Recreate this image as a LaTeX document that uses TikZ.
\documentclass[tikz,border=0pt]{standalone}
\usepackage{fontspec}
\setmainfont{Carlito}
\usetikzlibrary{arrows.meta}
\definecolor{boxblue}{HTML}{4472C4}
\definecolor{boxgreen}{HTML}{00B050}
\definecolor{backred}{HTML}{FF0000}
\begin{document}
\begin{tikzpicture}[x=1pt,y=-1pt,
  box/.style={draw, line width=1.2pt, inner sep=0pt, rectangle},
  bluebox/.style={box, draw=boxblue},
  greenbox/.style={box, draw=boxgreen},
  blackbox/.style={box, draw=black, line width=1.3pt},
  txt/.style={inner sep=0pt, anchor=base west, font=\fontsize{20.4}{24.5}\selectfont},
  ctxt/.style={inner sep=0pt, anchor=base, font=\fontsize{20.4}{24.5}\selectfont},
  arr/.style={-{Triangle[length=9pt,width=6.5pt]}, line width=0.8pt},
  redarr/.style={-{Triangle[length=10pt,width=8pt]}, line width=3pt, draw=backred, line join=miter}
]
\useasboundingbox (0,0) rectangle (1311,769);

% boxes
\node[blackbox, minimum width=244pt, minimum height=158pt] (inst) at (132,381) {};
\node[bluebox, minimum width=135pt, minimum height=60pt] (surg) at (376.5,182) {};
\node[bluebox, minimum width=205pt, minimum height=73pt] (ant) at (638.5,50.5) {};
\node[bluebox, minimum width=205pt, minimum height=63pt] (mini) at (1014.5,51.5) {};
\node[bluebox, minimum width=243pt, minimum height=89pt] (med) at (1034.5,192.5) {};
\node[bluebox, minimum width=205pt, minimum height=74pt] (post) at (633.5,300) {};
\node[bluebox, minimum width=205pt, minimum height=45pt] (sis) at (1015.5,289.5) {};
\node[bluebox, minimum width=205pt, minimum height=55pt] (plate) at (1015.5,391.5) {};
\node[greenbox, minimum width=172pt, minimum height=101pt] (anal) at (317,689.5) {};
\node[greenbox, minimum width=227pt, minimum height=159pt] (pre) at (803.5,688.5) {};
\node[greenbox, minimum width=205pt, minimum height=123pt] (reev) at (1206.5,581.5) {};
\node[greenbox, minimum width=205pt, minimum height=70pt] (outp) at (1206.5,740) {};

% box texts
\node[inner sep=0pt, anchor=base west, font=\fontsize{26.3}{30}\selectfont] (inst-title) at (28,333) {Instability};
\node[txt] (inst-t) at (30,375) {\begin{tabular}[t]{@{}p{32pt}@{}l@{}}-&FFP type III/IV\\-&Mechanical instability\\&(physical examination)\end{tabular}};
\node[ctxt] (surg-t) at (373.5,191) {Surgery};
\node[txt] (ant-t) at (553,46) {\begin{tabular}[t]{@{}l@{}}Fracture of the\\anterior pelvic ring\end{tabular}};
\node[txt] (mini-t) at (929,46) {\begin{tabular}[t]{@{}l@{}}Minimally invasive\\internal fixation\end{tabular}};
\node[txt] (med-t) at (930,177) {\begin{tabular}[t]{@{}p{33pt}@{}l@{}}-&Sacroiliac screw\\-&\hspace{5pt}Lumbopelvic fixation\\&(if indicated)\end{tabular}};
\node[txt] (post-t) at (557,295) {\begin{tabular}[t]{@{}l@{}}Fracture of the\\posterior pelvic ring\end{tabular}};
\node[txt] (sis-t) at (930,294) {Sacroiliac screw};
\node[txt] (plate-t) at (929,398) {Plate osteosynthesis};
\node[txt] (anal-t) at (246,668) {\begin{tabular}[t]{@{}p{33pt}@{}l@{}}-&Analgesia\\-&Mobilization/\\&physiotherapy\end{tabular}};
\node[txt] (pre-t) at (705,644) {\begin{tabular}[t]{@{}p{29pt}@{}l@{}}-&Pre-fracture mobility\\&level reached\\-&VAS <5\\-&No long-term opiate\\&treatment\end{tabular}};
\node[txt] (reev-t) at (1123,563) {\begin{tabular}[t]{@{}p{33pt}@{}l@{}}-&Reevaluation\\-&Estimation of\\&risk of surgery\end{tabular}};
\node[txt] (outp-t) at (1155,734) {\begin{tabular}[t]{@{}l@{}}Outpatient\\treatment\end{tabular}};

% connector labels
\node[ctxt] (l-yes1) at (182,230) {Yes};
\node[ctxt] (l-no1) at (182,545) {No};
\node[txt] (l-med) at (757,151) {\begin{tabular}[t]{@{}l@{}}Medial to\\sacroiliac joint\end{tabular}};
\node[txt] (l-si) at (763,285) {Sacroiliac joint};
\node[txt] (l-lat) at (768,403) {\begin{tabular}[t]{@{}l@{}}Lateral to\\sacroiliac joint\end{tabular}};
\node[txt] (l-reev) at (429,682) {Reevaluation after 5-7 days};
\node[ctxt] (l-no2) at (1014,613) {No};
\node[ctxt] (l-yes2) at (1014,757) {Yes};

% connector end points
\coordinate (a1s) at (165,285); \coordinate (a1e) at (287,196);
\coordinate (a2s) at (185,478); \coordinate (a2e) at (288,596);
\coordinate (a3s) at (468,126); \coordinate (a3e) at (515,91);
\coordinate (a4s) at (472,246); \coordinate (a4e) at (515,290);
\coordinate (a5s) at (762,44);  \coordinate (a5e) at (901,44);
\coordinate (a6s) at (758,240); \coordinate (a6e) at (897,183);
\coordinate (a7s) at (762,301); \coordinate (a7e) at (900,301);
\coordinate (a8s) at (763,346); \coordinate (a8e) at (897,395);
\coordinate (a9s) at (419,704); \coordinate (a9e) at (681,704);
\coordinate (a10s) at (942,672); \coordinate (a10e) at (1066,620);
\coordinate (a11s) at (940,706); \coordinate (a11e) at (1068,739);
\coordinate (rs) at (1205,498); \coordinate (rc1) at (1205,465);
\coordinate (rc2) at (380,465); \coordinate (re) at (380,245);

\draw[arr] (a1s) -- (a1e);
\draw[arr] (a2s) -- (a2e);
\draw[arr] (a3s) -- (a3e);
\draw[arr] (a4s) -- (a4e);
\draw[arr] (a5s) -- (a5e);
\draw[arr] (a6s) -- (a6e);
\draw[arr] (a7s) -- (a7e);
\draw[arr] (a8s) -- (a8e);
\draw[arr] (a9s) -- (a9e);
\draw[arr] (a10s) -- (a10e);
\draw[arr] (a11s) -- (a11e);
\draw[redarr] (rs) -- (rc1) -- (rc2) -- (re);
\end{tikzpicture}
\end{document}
* * *
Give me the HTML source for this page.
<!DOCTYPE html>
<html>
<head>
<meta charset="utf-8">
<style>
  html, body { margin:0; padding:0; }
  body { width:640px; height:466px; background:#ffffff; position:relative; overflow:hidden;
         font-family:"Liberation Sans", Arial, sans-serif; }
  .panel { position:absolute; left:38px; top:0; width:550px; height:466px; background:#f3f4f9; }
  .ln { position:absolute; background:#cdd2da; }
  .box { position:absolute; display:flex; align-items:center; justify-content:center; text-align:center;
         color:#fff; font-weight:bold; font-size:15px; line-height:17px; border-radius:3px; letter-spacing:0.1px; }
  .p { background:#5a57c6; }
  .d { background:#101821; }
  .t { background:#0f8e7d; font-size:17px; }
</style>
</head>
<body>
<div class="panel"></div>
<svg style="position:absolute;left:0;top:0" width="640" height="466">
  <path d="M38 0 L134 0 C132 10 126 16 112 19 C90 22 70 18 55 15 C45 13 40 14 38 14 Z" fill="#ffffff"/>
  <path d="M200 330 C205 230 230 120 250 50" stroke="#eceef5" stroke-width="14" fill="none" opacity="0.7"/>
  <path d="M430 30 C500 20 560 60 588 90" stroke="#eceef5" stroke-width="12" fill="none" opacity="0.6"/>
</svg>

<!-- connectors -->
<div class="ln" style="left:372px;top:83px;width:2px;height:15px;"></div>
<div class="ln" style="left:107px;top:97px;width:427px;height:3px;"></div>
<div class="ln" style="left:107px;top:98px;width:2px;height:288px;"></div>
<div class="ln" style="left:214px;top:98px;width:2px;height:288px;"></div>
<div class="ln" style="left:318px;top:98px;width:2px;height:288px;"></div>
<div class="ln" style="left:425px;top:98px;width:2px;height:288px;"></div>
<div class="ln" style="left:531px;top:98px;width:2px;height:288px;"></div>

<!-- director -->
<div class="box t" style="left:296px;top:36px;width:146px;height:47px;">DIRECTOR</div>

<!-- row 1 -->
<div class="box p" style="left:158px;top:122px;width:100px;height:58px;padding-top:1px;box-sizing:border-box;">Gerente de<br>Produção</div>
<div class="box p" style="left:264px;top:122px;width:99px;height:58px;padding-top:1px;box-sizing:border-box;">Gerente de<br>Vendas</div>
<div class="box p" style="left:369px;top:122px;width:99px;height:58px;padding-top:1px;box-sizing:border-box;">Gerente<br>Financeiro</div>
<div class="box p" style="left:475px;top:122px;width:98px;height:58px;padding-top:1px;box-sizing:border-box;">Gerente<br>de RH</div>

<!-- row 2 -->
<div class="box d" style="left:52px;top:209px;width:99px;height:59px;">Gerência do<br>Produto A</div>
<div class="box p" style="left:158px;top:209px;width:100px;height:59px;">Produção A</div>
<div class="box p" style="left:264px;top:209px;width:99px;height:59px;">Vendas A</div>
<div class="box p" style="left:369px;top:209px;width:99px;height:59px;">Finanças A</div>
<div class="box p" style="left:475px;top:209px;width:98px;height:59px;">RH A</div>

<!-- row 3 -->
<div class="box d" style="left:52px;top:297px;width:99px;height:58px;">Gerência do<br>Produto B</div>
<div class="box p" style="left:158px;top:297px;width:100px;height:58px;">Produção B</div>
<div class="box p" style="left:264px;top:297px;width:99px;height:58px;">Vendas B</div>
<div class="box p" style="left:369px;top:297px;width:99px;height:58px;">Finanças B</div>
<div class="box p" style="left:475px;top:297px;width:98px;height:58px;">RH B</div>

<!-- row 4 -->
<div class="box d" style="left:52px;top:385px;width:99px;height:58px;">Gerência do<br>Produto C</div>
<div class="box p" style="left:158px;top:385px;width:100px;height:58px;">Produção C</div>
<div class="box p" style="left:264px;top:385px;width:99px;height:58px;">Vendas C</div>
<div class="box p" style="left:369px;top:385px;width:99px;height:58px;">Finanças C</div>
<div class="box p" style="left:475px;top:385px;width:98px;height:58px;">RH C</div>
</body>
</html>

**PROMPT:** Search the data above for the string "this" and return every line that has it.

**CORRECT RESPONSE:**
Recreate this image as a LaTeX document that uses TikZ.
Give me the HTML source for this page.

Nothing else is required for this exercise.